There is a lesson to be learnt there.

And then there are the contemporary east-west fusion experiences in upscale Manhattan that will charge you the price of your first born for Indian street food presented as if it were French.  These are the places that get various assorted stars, from assorted city newspapers, from assorted critics who know Indian food like Indians know rock music. 

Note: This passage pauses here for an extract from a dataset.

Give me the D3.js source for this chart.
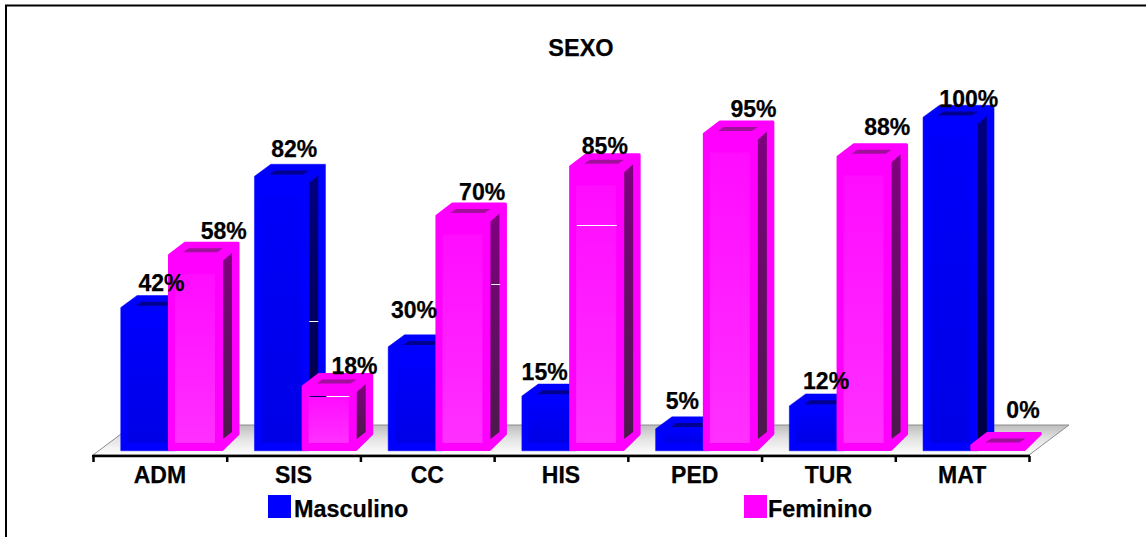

Indian food has always had to put on an act, the projection of an image that isn’t.  As if the food simply wasn't enough.  And, in many cases, it isn't.  There are exceptions to this hypothesis.  One is Shalimar in San Francisco, a rough-hewn Punjabi-Pakistani place that my friend C thinks could be a transplanted truck stop from India.  Mallu Cafe in Philadelphia, has the kind of unashamed originality that makes you want to throw back your collar and shove a handkerchief in it to soak in the heat. A third is Saravana Bhavan on Mary Road in San Jose, part of a successful international restaurant chain, that has maintained its stainless steel and tubelight like lighting innocence of a dosa place, where no means yes with a headshake.  And finally there is Neerob, in the Bronx, a Bangladeshi place, so original in its speech, being, and sounds that I find myself speaking in the rounded English of the Bengali when I am there, as in “nayeen owan phor” area code.  These are places that give you the ambiance of the original because—as far as I can see—there has been no attempt at gaming this.